• [Directions for this task]:
Repeat the lines of the data that follow, please, starting at the first and stopping after the one with "10.0, 8.7, 26.1];".

#### Information given

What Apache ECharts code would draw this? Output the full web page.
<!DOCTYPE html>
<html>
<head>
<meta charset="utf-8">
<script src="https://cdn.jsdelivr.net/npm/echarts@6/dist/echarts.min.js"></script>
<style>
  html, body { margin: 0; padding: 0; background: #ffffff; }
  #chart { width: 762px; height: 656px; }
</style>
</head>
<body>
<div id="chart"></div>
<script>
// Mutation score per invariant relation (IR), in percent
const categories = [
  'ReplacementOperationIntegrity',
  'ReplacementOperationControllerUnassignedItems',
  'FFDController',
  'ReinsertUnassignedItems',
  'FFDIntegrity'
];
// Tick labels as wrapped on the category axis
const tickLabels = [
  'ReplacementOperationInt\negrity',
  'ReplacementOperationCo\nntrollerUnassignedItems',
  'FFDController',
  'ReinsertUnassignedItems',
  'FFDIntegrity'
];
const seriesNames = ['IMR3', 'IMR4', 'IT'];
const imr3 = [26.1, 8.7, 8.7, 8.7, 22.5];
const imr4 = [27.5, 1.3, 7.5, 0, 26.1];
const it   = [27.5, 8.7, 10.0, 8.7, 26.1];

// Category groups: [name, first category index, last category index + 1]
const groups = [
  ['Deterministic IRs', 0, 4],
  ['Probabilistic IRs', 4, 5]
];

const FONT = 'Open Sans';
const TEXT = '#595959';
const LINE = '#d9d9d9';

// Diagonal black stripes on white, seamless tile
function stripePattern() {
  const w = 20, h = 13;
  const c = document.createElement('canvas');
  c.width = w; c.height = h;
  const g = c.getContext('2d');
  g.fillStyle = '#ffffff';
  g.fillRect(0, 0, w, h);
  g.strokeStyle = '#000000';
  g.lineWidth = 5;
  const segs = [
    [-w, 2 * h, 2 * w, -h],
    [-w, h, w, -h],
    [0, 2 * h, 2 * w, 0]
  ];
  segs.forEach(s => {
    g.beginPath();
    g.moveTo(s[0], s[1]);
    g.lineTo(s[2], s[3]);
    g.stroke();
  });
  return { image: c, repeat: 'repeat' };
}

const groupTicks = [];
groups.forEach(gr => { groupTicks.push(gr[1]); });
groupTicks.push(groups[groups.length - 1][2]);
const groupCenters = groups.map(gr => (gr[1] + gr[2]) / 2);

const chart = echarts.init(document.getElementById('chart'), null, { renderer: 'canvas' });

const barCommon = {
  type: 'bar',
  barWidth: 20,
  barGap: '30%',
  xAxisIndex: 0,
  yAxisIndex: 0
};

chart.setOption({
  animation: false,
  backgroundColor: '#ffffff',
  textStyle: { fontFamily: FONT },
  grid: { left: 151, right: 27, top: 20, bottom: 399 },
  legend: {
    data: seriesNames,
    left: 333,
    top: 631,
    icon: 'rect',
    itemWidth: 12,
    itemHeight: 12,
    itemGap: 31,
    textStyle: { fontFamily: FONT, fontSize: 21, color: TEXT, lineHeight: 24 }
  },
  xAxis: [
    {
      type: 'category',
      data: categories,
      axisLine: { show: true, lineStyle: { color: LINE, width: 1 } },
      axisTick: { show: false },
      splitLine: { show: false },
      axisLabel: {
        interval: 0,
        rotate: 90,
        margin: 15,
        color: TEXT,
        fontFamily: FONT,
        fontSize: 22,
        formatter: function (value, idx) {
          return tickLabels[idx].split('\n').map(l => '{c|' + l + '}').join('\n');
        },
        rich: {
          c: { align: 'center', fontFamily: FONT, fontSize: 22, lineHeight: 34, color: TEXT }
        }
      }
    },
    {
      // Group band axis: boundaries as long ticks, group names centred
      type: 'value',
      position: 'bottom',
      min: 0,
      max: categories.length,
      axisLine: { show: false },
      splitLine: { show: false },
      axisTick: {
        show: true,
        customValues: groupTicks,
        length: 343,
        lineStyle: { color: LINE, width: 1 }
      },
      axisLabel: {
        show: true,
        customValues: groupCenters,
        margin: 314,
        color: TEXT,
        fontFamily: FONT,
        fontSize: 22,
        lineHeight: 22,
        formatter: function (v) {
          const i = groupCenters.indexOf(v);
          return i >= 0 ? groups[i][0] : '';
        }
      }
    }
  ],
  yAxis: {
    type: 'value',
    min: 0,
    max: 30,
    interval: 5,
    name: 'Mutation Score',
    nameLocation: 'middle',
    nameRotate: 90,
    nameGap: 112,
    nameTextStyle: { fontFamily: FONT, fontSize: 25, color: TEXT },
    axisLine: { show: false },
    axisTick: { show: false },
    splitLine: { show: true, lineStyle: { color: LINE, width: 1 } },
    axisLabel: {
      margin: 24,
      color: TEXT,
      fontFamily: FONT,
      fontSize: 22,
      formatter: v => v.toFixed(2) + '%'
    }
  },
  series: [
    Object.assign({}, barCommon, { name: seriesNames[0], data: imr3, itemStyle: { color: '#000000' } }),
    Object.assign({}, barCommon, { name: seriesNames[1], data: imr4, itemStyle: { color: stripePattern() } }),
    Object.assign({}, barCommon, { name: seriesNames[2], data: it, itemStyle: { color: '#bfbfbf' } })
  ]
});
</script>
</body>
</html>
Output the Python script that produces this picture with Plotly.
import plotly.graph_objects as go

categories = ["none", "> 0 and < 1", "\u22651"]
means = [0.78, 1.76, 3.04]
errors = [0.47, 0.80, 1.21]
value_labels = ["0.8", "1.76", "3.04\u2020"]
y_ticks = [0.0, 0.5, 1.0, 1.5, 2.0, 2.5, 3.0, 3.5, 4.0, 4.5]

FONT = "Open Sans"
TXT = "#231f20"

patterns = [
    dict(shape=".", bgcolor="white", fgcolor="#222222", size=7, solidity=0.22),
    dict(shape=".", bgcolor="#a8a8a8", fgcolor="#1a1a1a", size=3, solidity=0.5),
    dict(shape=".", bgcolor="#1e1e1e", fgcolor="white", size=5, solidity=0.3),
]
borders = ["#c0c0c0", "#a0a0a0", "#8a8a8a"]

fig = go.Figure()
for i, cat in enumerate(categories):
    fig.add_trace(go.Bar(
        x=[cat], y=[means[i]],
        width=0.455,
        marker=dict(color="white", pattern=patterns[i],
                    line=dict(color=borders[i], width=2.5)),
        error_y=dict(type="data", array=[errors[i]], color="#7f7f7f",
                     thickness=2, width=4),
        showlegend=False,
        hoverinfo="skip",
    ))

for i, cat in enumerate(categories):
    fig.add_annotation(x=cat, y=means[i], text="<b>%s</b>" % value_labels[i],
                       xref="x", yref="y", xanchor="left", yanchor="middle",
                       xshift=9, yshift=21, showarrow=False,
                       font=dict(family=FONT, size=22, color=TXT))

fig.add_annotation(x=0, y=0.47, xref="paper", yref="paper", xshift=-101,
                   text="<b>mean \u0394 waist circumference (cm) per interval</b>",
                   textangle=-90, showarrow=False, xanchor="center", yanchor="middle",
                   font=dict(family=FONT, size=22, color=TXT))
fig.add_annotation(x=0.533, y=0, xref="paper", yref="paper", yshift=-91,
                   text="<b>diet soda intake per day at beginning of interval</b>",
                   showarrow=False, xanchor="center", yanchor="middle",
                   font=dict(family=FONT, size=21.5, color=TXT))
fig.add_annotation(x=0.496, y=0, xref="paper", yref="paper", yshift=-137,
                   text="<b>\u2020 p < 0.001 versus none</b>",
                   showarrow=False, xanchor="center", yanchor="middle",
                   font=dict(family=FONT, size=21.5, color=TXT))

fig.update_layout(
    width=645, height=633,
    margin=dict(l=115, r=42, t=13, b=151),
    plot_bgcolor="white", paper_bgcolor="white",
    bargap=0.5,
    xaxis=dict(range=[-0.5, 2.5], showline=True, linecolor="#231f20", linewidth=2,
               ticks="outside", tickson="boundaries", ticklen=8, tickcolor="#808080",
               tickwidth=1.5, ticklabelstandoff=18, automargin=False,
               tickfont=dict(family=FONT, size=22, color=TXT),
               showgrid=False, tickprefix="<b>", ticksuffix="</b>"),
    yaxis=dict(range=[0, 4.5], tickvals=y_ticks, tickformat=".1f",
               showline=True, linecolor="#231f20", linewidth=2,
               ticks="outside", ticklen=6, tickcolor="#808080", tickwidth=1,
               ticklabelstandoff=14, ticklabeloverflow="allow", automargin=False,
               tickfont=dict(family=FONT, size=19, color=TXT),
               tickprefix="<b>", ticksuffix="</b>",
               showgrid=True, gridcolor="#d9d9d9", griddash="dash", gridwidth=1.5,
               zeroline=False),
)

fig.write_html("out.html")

########

• [Problem solution]:
What Apache ECharts code would draw this? Output the full web page.
<!DOCTYPE html>
<html>
<head>
<meta charset="utf-8">
<script src="https://cdn.jsdelivr.net/npm/echarts@6/dist/echarts.min.js"></script>
<style>
  html, body { margin: 0; padding: 0; background: #ffffff; }
  #chart { width: 762px; height: 656px; }
</style>
</head>
<body>
<div id="chart"></div>
<script>
// Mutation score per invariant relation (IR), in percent
const categories = [
  'ReplacementOperationIntegrity',
  'ReplacementOperationControllerUnassignedItems',
  'FFDController',
  'ReinsertUnassignedItems',
  'FFDIntegrity'
];
// Tick labels as wrapped on the category axis
const tickLabels = [
  'ReplacementOperationInt\negrity',
  'ReplacementOperationCo\nntrollerUnassignedItems',
  'FFDController',
  'ReinsertUnassignedItems',
  'FFDIntegrity'
];
const seriesNames = ['IMR3', 'IMR4', 'IT'];
const imr3 = [26.1, 8.7, 8.7, 8.7, 22.5];
const imr4 = [27.5, 1.3, 7.5, 0, 26.1];
const it   = [27.5, 8.7, 10.0, 8.7, 26.1];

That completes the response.